10 March 2007
A new analysis of cancer genomes has revealed the presence of substantially more mutations than previously suspected. In a recently published paper in Nature, a Cancer Genome Project team led by researchers from the UK Wellcome Trust Sanger Institute sequenced the genomes from more than 200 different human cancer cells. Cancer is known to arise via the accumulation of certain types of genetic mutation in dividing cells that together disrupt normal regulation of cellular function and growth, and lead to uncontrolled proliferation. These cancer-associated mutations are sometimes referred to as ‘driver’ mutations (for example, in genes involved in DNA proofreading and repair functions, or in cellular replication checkpoints); however, cancer cell genomes also include other mutations not specifically associated with carcinogenesis, dubbed ‘passenger’ mutations.
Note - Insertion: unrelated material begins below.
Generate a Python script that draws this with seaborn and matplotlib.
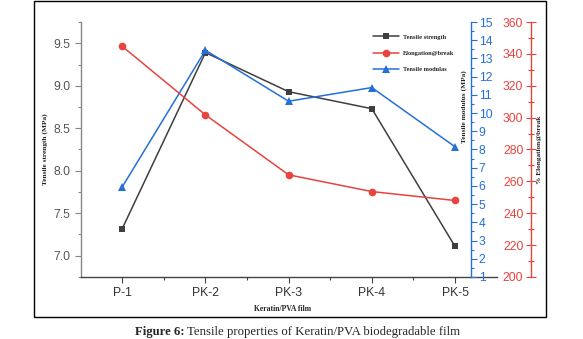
import matplotlib
matplotlib.use("Agg")
import matplotlib.pyplot as plt
import seaborn as sns
import pandas as pd
from matplotlib.patches import Rectangle
from matplotlib.ticker import MultipleLocator

films = ["P-1", "PK-2", "PK-3", "PK-4", "PK-5"]
tensile_strength = [7.32, 9.39, 8.93, 8.73, 7.11]
elongation = [344.7, 301.7, 264.1, 253.6, 248.0]
tensile_modulus = [5.95, 13.45, 10.65, 11.4, 8.15]

df = pd.DataFrame({"film": films, "ts": tensile_strength,
                   "el": elongation, "tm": tensile_modulus})

sns.set_theme(style="white")
plt.rcParams["font.family"] = ["Liberation Sans", "DejaVu Sans"]

BLACK = "#3f3f3f"
RED = "#e8433f"
BLUE = "#2470d8"
GREY = "#555555"
serif = ["Liberation Serif", "DejaVu Serif"]
TICK_FS = 8.7

fig = plt.figure(figsize=(5.83, 3.39), dpi=100)
ax = fig.add_axes([0.1384, 0.1829, 0.7134, 0.7522])
ax2 = ax.twinx()
ax3 = ax.twinx()

sns.lineplot(data=df, x="film", y="ts", ax=ax, color=BLACK, marker="s",
             markersize=5, markeredgewidth=0, linewidth=1.1, sort=False,
             label="Tensile strength", legend=False)
sns.lineplot(data=df, x="film", y="el", ax=ax3, color=RED, marker="o",
             markersize=5.5, markeredgewidth=0, linewidth=1.1, sort=False,
             label="Elongation@break", legend=False)
sns.lineplot(data=df, x="film", y="tm", ax=ax2, color=BLUE, marker="^",
             markersize=6, markeredgewidth=0, linewidth=1.1, sort=False,
             label="Tensile modulas", legend=False)

# main axis
ax.set_xlim(-0.5, 4.5)
ax.set_ylim(6.75, 9.75)
ax.yaxis.set_major_locator(MultipleLocator(0.5))
ax.yaxis.set_minor_locator(MultipleLocator(0.25))
ax.set_xticks(range(len(films)))
ax.set_xticklabels(films)
ax.set_xticks([i + 0.5 for i in range(len(films) - 1)], minor=True)
for s in ["top", "right"]:
    ax.spines[s].set_visible(False)
ax.spines["left"].set_color("#888888")
ax.spines["bottom"].set_color("#444444")
ax.spines["left"].set_linewidth(1.0)
ax.spines["bottom"].set_linewidth(1.0)
ax.tick_params(axis="y", which="major", direction="out", length=4, width=0.8,
               color="#888888", labelsize=TICK_FS, labelcolor=GREY, left=True)
ax.tick_params(axis="y", which="minor", direction="out", length=2.5, width=0.8,
               color="#888888", left=True)
ax.tick_params(axis="x", which="major", direction="out", length=4, width=0.8,
               color="#444444", labelsize=TICK_FS, labelcolor="#333333", bottom=True)
ax.tick_params(axis="x", which="minor", direction="out", length=2.5, width=0.8,
               color="#444444", bottom=True)
ax.set_ylabel("Tensile strength (MPa)", fontfamily=serif, fontweight="bold",
              fontsize=5.3, color="#222222")
ax.yaxis.set_label_coords(-0.078, 0.5)
ax.set_xlabel("Keratin/PVA film", fontfamily=serif, fontweight="bold",
              fontsize=5.5, color="#222222")
ax.xaxis.set_label_coords(0.485, -0.11)

# blue axis (tensile modulus)
ax2.set_ylim(1, 15)
ax2.yaxis.set_major_locator(MultipleLocator(1))
ax2.yaxis.set_minor_locator(MultipleLocator(0.5))
for s in ["top", "left", "bottom"]:
    ax2.spines[s].set_visible(False)
ax2.spines["right"].set_position(("axes", 0.9385))
ax2.spines["right"].set_color(BLUE)
ax2.spines["right"].set_linewidth(1.0)
ax2.tick_params(axis="y", which="major", direction="out", length=4, width=0.8,
                color=BLUE, labelsize=TICK_FS, labelcolor=BLUE, right=True, pad=1.5)
ax2.tick_params(axis="y", which="minor", direction="out", length=2.5, width=0.8,
                color=BLUE, right=True)
ax2.set_ylabel("Tensile modulus (MPa)", fontfamily=serif, fontweight="bold",
               fontsize=5.3, color="#222222")
ax2.yaxis.set_label_position("left")
ax2.yaxis.set_label_coords(0.93, 0.67)

# red axis (elongation)
ax3.set_ylim(200, 360)
ax3.yaxis.set_major_locator(MultipleLocator(20))
ax3.yaxis.set_minor_locator(MultipleLocator(10))
for s in ["top", "right", "bottom"]:
    ax3.spines[s].set_visible(False)
ax3.spines["left"].set_visible(True)
ax3.spines["left"].set_position(("axes", 1.0827))
ax3.spines["left"].set_color(RED)
ax3.spines["left"].set_linewidth(1.0)
ax3.yaxis.tick_left()
ax3.tick_params(axis="y", which="major", direction="inout", length=7, width=0.8,
                color=RED, labelsize=TICK_FS, labelcolor=RED, pad=2)
ax3.tick_params(axis="y", which="minor", direction="inout", length=4, width=0.8,
                color=RED)
ax3.set_ylabel("% Elongation@break", fontfamily=serif, fontweight="bold",
               fontsize=5.3, color="#222222")
ax3.yaxis.set_label_position("right")
ax3.yaxis.set_label_coords(1.098, 0.5)

# legend
handles = []
labels = []
for a in (ax, ax3, ax2):
    h, l = a.get_legend_handles_labels()
    handles += h
    labels += l
leg = ax.legend(handles, labels, loc="upper left", bbox_to_anchor=(0.69, 0.975),
                frameon=False, prop={"family": serif, "weight": "bold", "size": 4.6},
                handlelength=4, labelspacing=1.7, handletextpad=0.6)

# figure frame
fig.patches.append(Rectangle((34 / 583, 1 - 317 / 339), (546 - 34) / 583,
                             (316) / 339, transform=fig.transFigure,
                             fill=False, edgecolor="black", linewidth=1.0))

# caption
t1 = fig.text(135 / 583, 1 - 332 / 339, "Figure 6:", fontfamily=serif,
              fontweight="bold", fontsize=9.2, ha="left", va="center")
fig.text(0, 0, " Tensile properties of Keratin/PVA biodegradable film",
         fontfamily=serif, fontsize=9.2, ha="left", va="center",
         transform=fig.transFigure).set_visible(False)
ax.annotate(" Tensile properties of Keratin/PVA biodegradable film",
            xy=(1, 0.5), xycoords=t1, fontfamily=serif, fontsize=9.2,
            ha="left", va="center", annotation_clip=False)

fig.savefig("out.png", dpi=100)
The Sanger team presents an analysis of more than 1000 mutations identified in the coding portions of over 500 protein kinase genes, a class frequently associated with cancer [Greenman C et al. (2007) Nature 446(7132):153-8] . They found that the majority of mutations were likely to be passenger mutations, but nevertheless identified potential driver mutations in more than 120 genes. Cancer Genome Project co-leader Dr Andy Futreal commented that "…buried amongst [passenger mutations] are much larger numbers of driver mutations than was previously anticipated. This suggests that many more genes contribute to cancer development than was thought" (see press release). The authors propose that the full repertoire of cancer mutations will not become apparent until thousands of cancer cell genomes have been systematically analysed.Comment: This paper is an early publication from a very large cancer genome project, and reveals something of the range and complexity of cancer mutations that exist. As well as providing important new information about patterns of mutation in different forms of cancer and distinguishing features of passenger and driver mutations, it also identifies a wealth of novel cancer-associated driver mutations. These may prove extremely valuable in understanding the genetic and pathological processes that underlie cancer, and in the search for new drugs and other therapeutic approaches to combat the disease.